I tried to but could not tell which scenes were filmed by the cinemato- graphers hired after Christopher Doyle left the project. Kudos to the new guys. Though I hope we see Doyle/Wai collaborations in the future… 2046 is indeed a beautiful film, and its rhythm is like a tango.

But there was something unsettling to the story in 2046, and it may have been WKW’s habit of winging it, scriptless and all. I’ve been looking forward to it for a long time, and it just didn’t catch me the way Wong Kar Wai’s previous films have. The crux of Tony Leung’s motivation is the meaning and memory of the (unconsummated) relationship he had in In the Mood for Love. Haunted by first love, and unable to get back there in his later relationships, he’s become jaded and aloof. But 2046 is all about these new loves, and it’s WKW’s talent to produce a romantic sensibility in even the most broken of courtships, as he has done in all his films. Strangely, there doesn’t seem to be much of a difference between In the Mood for Love and 2046, insofar as love is unattainable in each. What ought to have been a difference is a repetition, for what we are shown is the distance, tension-filled though it may be, between lovers, and distance is the same no matter what it comes out of.

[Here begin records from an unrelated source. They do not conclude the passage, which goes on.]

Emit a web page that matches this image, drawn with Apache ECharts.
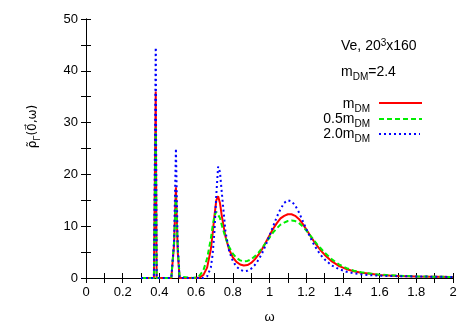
<!DOCTYPE html>
<html>
<head>
<meta charset="utf-8">
<script src="https://cdn.jsdelivr.net/npm/echarts@6/dist/echarts.min.js"></script>
<style>html,body{margin:0;padding:0;background:#fff}#c{width:466px;height:327px}</style>
</head>
<body>
<div id="c"></div>
<script>
// omega grid shared by all series
const omega = [0.30,0.37,0.375,0.38,0.385,0.39,0.465,0.48,0.49,0.50,0.51,0.58,0.60,0.62,0.64,0.66,0.68,0.69,0.70,0.71,0.72,0.73,0.74,0.76,0.78,0.80,0.82,0.84,0.86,0.88,0.90,0.92,0.94,0.96,0.98,1.00,1.02,1.04,1.06,1.08,1.10,1.12,1.14,1.16,1.18,1.20,1.22,1.24,1.26,1.28,1.30,1.34,1.38,1.42,1.46,1.50,1.55,1.60,1.70,1.80,1.90,2.00];
const rhoM   = [0,0,0,36.0,0,0,0,6.5,17.5,5.0,0,0,0,0.1,0.6,2.0,5.5,8.5,12.0,15.0,15.8,14.5,12.0,8.0,5.5,4.0,3.1,2.6,2.4,2.5,2.9,3.6,4.5,5.6,6.9,8.2,9.5,10.6,11.5,12.0,12.3,12.3,12.0,11.4,10.5,9.4,8.3,7.2,6.2,5.3,4.5,3.2,2.3,1.7,1.3,1.0,0.8,0.6,0.4,0.3,0.25,0.2];
const rhoHalf= [0,0,0,29.0,0,0,0,7.0,16.0,6.0,0.3,0,0.1,0.5,1.5,3.8,7.5,10.0,12.0,12.8,12.6,11.6,10.2,7.8,6.0,4.7,3.9,3.4,3.2,3.3,3.6,4.2,4.9,5.8,6.8,7.8,8.8,9.6,10.3,10.7,11.0,11.1,11.0,10.6,10.0,9.2,8.3,7.4,6.5,5.7,4.9,3.6,2.6,1.9,1.4,1.1,0.85,0.65,0.45,0.3,0.25,0.2];
const rhoTwo = [0,0,0,44.5,0,0,0,7.0,25.0,6.0,0,0,0,0,0,0.3,2.0,4.5,9.0,16.0,21.5,20.5,16.5,9.0,5.2,3.3,2.2,1.6,1.3,1.4,1.8,2.5,3.5,4.8,6.4,8.2,10.0,11.8,13.3,14.5,15.0,14.8,14.0,12.7,11.1,9.5,8.0,6.6,5.4,4.4,3.6,2.4,1.7,1.2,0.9,0.7,0.55,0.45,0.35,0.3,0.25,0.2];
const xTicks = {min:0, max:2, interval:0.2};
const yTicks = {min:0, max:50, interval:10};

const pair = arr => omega.map((w,i)=>[w,arr[i]]);
const FONT = 'Liberation Sans';
const chart = echarts.init(document.getElementById('c'), null, {renderer:'canvas'});
const axisCommon = {
  axisLine:{show:true,lineStyle:{color:'#000',width:1}},
  axisTick:{show:true,inside:true,length:5,lineStyle:{color:'#000'}},
  minorTick:{show:true,splitNumber:2,length:5,lineStyle:{color:'#000'}},
  splitLine:{show:false}
};
const sub = {fontSize:10,fontFamily:FONT,color:'#000',verticalAlign:'bottom',lineHeight:20};
const base = {fontSize:14,fontFamily:FONT,color:'#000',lineHeight:16};
const nb = {fontSize:12,fontFamily:'DejaVu Sans',color:'#000',lineHeight:16};
const ns = {fontSize:9,fontFamily:'DejaVu Sans',color:'#000',verticalAlign:'bottom',lineHeight:19};
chart.setOption({
  animation:false,
  backgroundColor:'#fff',
  grid:{left:86,right:13,top:19,bottom:49,containLabel:false,outerBoundsMode:'none'},
  xAxis:[
    Object.assign({type:'value',position:'bottom',min:xTicks.min,max:xTicks.max,interval:xTicks.interval,
      axisLabel:{color:'#000',fontSize:13,fontFamily:FONT,margin:8},
      name:'ω',nameLocation:'middle',nameGap:33,nameTextStyle:{color:'#000',fontSize:13,fontFamily:FONT}},axisCommon),
    Object.assign({type:'value',position:'top',min:xTicks.min,max:xTicks.max,interval:xTicks.interval,axisLabel:{show:false}},axisCommon)
  ],
  yAxis:[
    Object.assign({type:'value',position:'left',min:yTicks.min,max:yTicks.max,interval:yTicks.interval,
      axisLabel:{color:'#000',fontSize:13,fontFamily:FONT,margin:8},
      name:'{r|ρ̃}{s|Γ}{r|(0⃗,ω)}',nameLocation:'middle',nameGap:44,nameRotate:90,
      nameTextStyle:{padding:[0,0,0,44],rich:{r:nb,s:ns}}},axisCommon),
    Object.assign({type:'value',position:'right',min:yTicks.min,max:yTicks.max,interval:yTicks.interval,axisLabel:{show:false}},axisCommon)
  ],
  series:[
    {name:'m',type:'line',showSymbol:false,data:pair(rhoM),lineStyle:{color:'#ff0000',width:2,type:'solid'},itemStyle:{color:'#ff0000'}},
    {name:'0.5m',type:'line',showSymbol:false,data:pair(rhoHalf),lineStyle:{color:'#00ee00',width:2,type:[5,3]},itemStyle:{color:'#00ee00'}},
    {name:'2.0m',type:'line',showSymbol:false,data:pair(rhoTwo),lineStyle:{color:'#0000ff',width:2,type:[2,3]},itemStyle:{color:'#0000ff'}}
  ],
  graphic:[
    {type:'text',x:341,y:46,style:{text:'{r|Ve, 20}{p|3}{r|x160}',verticalAlign:'middle',rich:{r:base,p:{fontSize:10,fontFamily:FONT,color:'#000',verticalAlign:'top',lineHeight:16}}}},
    {type:'text',x:341,y:72,style:{text:'{r|m}{s|DM}{r|=2.4}',verticalAlign:'middle',rich:{r:base,s:sub}}},
    {type:'text',x:370,y:104,style:{text:'{r|m}{s|DM}',align:'right',verticalAlign:'middle',rich:{r:base,s:sub}}},
    {type:'text',x:370,y:119,style:{text:'{r|0.5m}{s|DM}',align:'right',verticalAlign:'middle',rich:{r:base,s:sub}}},
    {type:'text',x:370,y:134,style:{text:'{r|2.0m}{s|DM}',align:'right',verticalAlign:'middle',rich:{r:base,s:sub}}},
    {type:'line',shape:{x1:379,y1:103,x2:422,y2:103},style:{stroke:'#ff0000',lineWidth:2}},
    {type:'line',shape:{x1:379,y1:119,x2:422,y2:119},style:{stroke:'#00ee00',lineWidth:2,lineDash:[5,3]}},
    {type:'line',shape:{x1:379,y1:134,x2:420,y2:134},style:{stroke:'#0000ff',lineWidth:2,lineDash:[2,3]}}
  ]
});
</script>
</body>
</html>
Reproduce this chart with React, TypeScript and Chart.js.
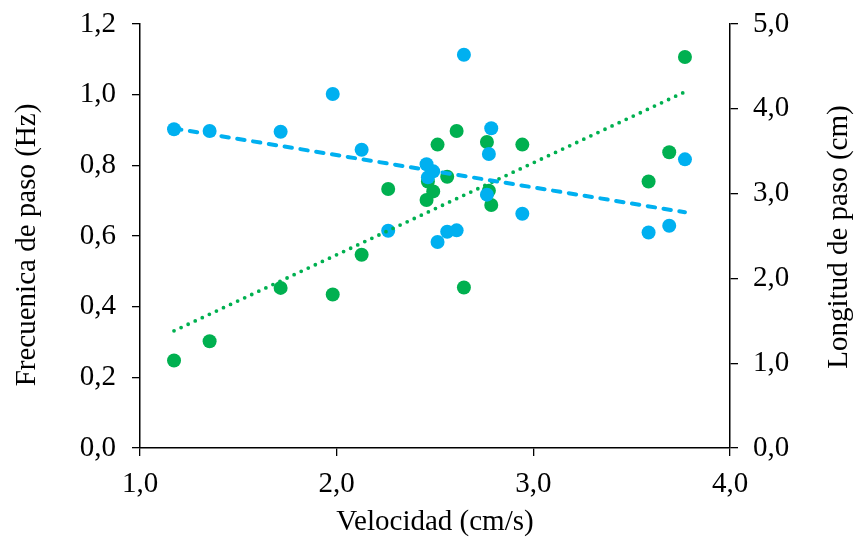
import React, { useEffect, useRef } from "react";
import { Chart, registerables } from "chart.js";

Chart.register(...registerables);

// Velocidad (cm/s) for each subject
const velocidad = [
  1.173, 1.354, 1.715, 1.98, 2.127, 2.262, 2.457, 2.464, 2.491, 2.513,
  2.562, 2.61, 2.647, 2.764, 2.774, 2.786, 2.944, 3.586, 3.691, 3.771,
];
// Frecuencia de paso (Hz) - left axis
const frecuencia = [
  0.902, 0.897, 0.895, 1.002, 0.844, 0.615, 0.803, 0.766, 0.783, 0.583,
  0.612, 0.616, 1.113, 0.717, 0.832, 0.905, 0.663, 0.61, 0.629, 0.817,
];
// Longitud de paso (cm) - right axis
const longitud = [
  1.031, 1.258, 1.888, 1.81, 2.279, 3.054, 2.925, 3.143, 3.026, 3.578,
  3.198, 3.738, 1.892, 3.609, 3.034, 2.866, 3.578, 3.143, 3.488, 4.61,
];

const xTitle = "Velocidad (cm/s)";
const yLeftTitle = "Frecuenica de paso (Hz)";
const yRightTitle = "Longitud de paso (cm)";

const BLUE = "#00B0F0";
const GREEN = "#00B050";
const FONT = "'Liberation Serif', 'Times New Roman', serif";
const FONT_SIZE = 29;

function linearFit(xs: number[], ys: number[]) {
  const n = xs.length;
  const mx = xs.reduce((a, b) => a + b, 0) / n;
  const my = ys.reduce((a, b) => a + b, 0) / n;
  let sxy = 0;
  let sxx = 0;
  for (let i = 0; i < n; i++) {
    sxy += (xs[i] - mx) * (ys[i] - my);
    sxx += (xs[i] - mx) * (xs[i] - mx);
  }
  const m = sxy / sxx;
  const b = my - m * mx;
  const x0 = Math.min(...xs);
  const x1 = Math.max(...xs);
  return [
    { x: x0, y: m * x0 + b },
    { x: x1, y: m * x1 + b },
  ];
}

const fmt = (v: any) => Number(v).toFixed(1).replace(".", ",");

// Both vertical axis titles read bottom-to-top
const sideTitlesPlugin = {
  id: "sideTitles",
  afterDraw(chart: any) {
    const { ctx } = chart;
    const draw = (text: string, x: number, y: number) => {
      ctx.save();
      ctx.translate(x, y);
      ctx.rotate(-Math.PI / 2);
      ctx.textAlign = "center";
      ctx.textBaseline = "middle";
      ctx.fillStyle = "#000";
      ctx.font = `${FONT_SIZE}px ${FONT}`;
      ctx.fillText(text, 0, 0);
      ctx.restore();
    };
    draw(yLeftTitle, 27, 245);
    draw(yRightTitle, 839, 237);
  },
};

export default function App() {
  const ref = useRef<HTMLCanvasElement | null>(null);

  useEffect(() => {
    if (!ref.current) return;
    const tickFont = { family: FONT, size: FONT_SIZE };
    const titleFont = { family: FONT, size: FONT_SIZE, lineHeight: 1.0 };
    const axisGrid = {
      drawOnChartArea: false,
      drawTicks: true,
      tickLength: 8,
      color: "#000",
      lineWidth: 1.3,
    };
    const chart = new Chart(ref.current, {
      type: "scatter",
      data: {
        datasets: [
          {
            type: "line",
            label: "Tendencia frecuencia",
            data: linearFit(velocidad, frecuencia),
            yAxisID: "y",
            borderColor: BLUE,
            borderWidth: 4,
            borderDash: [7.5, 8.5],
            borderCapStyle: "round",
            pointRadius: 0,
            fill: false,
            order: 0,
          },
          {
            type: "line",
            label: "Tendencia longitud",
            data: linearFit(velocidad, longitud),
            yAxisID: "y1",
            borderColor: GREEN,
            borderWidth: 3.8,
            borderDash: [0, 7.8],
            borderCapStyle: "round",
            pointRadius: 0,
            fill: false,
            order: 0,
          },
          {
            label: "Frecuencia",
            data: velocidad.map((x, i) => ({ x, y: frecuencia[i] })),
            yAxisID: "y",
            backgroundColor: BLUE,
            borderWidth: 0,
            pointRadius: 7,
            pointHoverRadius: 7,
            order: 1,
          },
          {
            label: "Longitud",
            data: velocidad.map((x, i) => ({ x, y: longitud[i] })),
            yAxisID: "y1",
            backgroundColor: GREEN,
            borderWidth: 0,
            pointRadius: 7,
            pointHoverRadius: 7,
            order: 2,
          },
        ],
      },
      options: {
        animation: false,
        responsive: false,
        layout: { padding: { top: 24, left: 0, right: 0, bottom: 0 } },
        plugins: {
          legend: { display: false },
          tooltip: { enabled: false },
        },
        scales: {
          x: {
            type: "linear",
            min: 1,
            max: 4,
            ticks: {
              stepSize: 1,
              callback: fmt,
              color: "#000",
              font: tickFont,
              padding: 11,
              maxRotation: 0,
            },
            grid: axisGrid,
            border: { color: "#000", width: 1.5 },
            title: {
              display: true,
              text: xTitle,
              color: "#000",
              font: titleFont,
              padding: { top: 0, bottom: 0 },
            },
            afterFit: (s: any) => {
              s.height = 89;
              s.paddingLeft = 0;
              s.paddingRight = 0;
            },
          },
          y: {
            type: "linear",
            position: "left",
            min: 0,
            max: 1.2,
            ticks: {
              stepSize: 0.2,
              callback: fmt,
              color: "#000",
              font: tickFont,
              padding: 16,
            },
            grid: axisGrid,
            border: { color: "#000", width: 1.5 },
            afterFit: (s: any) => {
              s.width = 140;
              s.paddingTop = 0;
              s.paddingBottom = 0;
            },
          },
          y1: {
            type: "linear",
            position: "right",
            min: 0,
            max: 5,
            ticks: {
              stepSize: 1,
              callback: fmt,
              color: "#000",
              font: tickFont,
              padding: 15,
            },
            grid: axisGrid,
            border: { color: "#000", width: 1.5 },
            afterFit: (s: any) => {
              s.width = 125;
              s.paddingTop = 0;
              s.paddingBottom = 0;
            },
          },
        },
      },
      plugins: [sideTitlesPlugin],
    } as any);
    return () => chart.destroy();
  }, []);

  return (
    <div
      style={{
        position: "fixed",
        left: 0,
        top: 0,
        width: 855,
        height: 537,
        background: "#fff",
      }}
    >
      <canvas ref={ref} width={855} height={537} style={{ width: 855, height: 537, display: "block" }} />
    </div>
  );
}
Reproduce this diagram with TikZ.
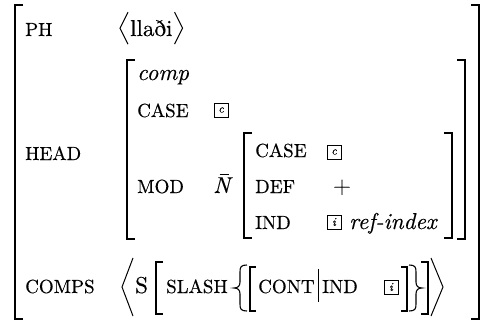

Perhaps love as passion makes for a less interesting film when shown as a relationship. Perhaps the genre needs to keep its lovers apart so that viewers are forced to think their union and desire their consummation. I don’t know that 2046 works, though, if we have to hold its predecessor in mind while watching it. Love is not a memory, it’s a longing, and as such is always the glue that binds past and future. A film has to give us its characters in toto, not in part. Wai’s ability to create a fabric and consistency patches over the broken relations his characters in 2046 are supposed to be having.